Emily Conant, MD, a professor and the chief of the division of breast imaging in the department of radiology at the Hospital of the University of Pennsylvania in Philadelphia, says the recommendations to begin at 50 are based mostly on older data from randomized controlled trials that used older equipment, often longer screening intervals, and different detection thresholds. Those methods “lead to underestimations of the benefit of routine screening,” she says.
Also, Conant says, while it is true that the incidence of breast cancer increases with age, it is also known that women who develop breast cancer at a younger age, ie, premenopausal women, tend to have more rapidly growing cancers. “By screening women later in life and less frequently, as recommended by the ACP guidelines, the number of breast cancers diagnosed at later stages will increase. A later stage at diagnosis means more extensive surgeries, more aggressive treatment, including chemotherapy, and less chance for cure,” she says.
A Better Outlook
Some are concerned that insurance companies will use the latest salvo in this debate to reduce coverage for screening mammography, further reducing the number of women who are screened. In 2015, according to the Centers for Disease Control and Prevention, slightly more than 65% of women older than age 40 had a screening mammogram within the last two years. That means about 35% did not.
The various guidelines from different medical societies must be confusing for women and their physicians, Destounis says. And the ACP’s revisitation of the issue—not based on new research—does a disservice to women, she says. Destounis isn’t worried that insurance companies will reconsider and stop paying for screenings, however. “I’m more concerned that the different recommendations from the different medical societies will confuse women and they won’t know what’s the best for them,” she says. “That’s detrimental to our patients’ health.”
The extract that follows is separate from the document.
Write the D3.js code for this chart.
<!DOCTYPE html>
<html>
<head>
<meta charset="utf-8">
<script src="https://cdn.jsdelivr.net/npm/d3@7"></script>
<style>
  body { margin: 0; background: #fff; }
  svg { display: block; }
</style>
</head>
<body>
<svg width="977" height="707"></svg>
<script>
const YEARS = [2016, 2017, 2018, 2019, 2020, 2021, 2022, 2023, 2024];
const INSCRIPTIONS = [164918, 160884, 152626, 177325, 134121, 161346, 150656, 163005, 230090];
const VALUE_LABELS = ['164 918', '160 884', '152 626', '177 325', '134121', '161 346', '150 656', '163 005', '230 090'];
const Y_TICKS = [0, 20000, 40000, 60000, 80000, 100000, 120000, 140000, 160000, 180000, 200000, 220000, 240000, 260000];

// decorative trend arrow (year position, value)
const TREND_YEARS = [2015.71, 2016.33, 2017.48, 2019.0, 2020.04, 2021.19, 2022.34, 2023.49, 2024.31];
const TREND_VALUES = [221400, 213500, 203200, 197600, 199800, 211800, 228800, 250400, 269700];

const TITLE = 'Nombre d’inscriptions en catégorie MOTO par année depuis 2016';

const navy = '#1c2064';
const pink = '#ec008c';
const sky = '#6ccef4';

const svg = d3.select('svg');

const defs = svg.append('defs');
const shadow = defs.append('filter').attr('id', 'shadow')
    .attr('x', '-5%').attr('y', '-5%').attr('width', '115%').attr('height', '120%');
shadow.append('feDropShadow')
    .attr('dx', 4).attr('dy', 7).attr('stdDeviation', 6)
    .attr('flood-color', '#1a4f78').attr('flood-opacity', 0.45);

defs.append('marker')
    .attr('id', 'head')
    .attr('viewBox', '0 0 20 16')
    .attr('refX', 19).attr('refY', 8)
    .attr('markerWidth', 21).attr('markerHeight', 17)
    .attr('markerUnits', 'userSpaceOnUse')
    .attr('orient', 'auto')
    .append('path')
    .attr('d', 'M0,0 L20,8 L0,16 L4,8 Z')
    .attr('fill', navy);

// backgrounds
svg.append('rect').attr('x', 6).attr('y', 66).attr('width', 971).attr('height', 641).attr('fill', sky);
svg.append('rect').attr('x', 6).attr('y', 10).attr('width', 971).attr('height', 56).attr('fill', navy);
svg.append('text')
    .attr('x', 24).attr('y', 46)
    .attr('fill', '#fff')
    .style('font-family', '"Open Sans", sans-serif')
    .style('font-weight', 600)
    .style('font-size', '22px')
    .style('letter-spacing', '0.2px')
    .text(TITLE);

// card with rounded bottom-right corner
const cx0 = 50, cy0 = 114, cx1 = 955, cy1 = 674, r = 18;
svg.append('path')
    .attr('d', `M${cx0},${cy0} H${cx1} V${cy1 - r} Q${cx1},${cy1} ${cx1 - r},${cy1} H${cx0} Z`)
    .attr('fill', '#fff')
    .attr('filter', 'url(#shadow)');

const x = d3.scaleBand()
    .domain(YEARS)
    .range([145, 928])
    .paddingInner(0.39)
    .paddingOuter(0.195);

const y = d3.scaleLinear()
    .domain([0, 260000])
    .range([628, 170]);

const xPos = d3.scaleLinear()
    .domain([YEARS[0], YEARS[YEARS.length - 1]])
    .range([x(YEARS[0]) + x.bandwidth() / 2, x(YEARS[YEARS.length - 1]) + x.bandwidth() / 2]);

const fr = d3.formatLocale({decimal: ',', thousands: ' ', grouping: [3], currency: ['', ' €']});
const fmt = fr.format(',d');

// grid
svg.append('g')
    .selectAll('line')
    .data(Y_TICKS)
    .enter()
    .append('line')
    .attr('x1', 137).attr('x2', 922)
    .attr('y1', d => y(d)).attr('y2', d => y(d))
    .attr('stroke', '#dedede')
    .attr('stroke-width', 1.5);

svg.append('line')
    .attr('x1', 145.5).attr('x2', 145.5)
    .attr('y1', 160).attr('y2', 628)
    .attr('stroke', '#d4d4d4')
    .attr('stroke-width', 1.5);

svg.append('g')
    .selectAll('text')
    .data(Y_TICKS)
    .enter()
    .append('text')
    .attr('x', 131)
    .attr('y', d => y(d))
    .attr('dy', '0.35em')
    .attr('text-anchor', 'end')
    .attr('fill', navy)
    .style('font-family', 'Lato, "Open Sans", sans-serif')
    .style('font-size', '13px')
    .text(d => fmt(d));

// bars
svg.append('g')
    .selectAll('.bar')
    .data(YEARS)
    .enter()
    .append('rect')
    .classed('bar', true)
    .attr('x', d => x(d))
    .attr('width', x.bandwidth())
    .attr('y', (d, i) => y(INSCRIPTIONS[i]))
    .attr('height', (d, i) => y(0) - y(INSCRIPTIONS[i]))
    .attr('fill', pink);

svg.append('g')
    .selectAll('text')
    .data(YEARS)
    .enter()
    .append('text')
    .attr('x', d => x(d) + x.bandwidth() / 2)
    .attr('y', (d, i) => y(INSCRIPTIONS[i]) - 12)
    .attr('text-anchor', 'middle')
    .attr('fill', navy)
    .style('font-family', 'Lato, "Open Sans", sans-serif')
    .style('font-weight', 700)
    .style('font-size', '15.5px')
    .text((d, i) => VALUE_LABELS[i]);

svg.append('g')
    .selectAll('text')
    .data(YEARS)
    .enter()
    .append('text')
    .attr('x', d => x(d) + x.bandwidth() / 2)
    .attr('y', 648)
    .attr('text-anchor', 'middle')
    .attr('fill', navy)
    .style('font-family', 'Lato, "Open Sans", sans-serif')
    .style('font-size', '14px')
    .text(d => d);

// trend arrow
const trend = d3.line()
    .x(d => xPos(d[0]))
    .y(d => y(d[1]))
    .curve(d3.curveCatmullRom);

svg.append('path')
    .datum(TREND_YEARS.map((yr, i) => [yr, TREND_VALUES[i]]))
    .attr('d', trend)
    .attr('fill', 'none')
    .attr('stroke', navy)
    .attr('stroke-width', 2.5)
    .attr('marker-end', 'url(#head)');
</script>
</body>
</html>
Joseph P. Russo, MD, a breast imaging radiology specialist at St. Luke’s University Health Network in Bethlehem, Pennsylvania, says he’s surprised that groups continue to debate what the best mammography cancer screening routines are. “The detail of when to get mammograms is less important than determining the best way to implement newer technologies,” he says. “The fact of the matter is that mortality has gone down 35% since the advent of screening mammography. It’s such a great modern medicine success story that it boggles my mind why it’s still being tinkered with. It works and, in combination with new technology, continues to get significantly better. We should never dissuade women from taking advantage of these incredible breast imaging tools that are now available to them.”
Conant agrees that newer tools should have changed the debate: “Recent tomosynthesis screening studies, including our multisite study published in JAMA Oncology in February, have shown that with this new modality, the outcomes for 40- to 49-year-olds in terms of improved cancer detection and decreased false-positives becomes very similar to what has been accepted for women aged 50 to 59 years who were screened with conventional 2D mammography. If we accept the 2D outcomes for women aged 50 to 59 years as beneficial, and we can obtain similar outcomes with 3D in women aged 40 to 49 years, why not screen these younger women and give them this proven benefit—reduction in breast cancer mortality?”
— Beth W. Orenstein of Northampton, Pennsylvania, is a freelance medical writer and regular contributor to Radiology Today.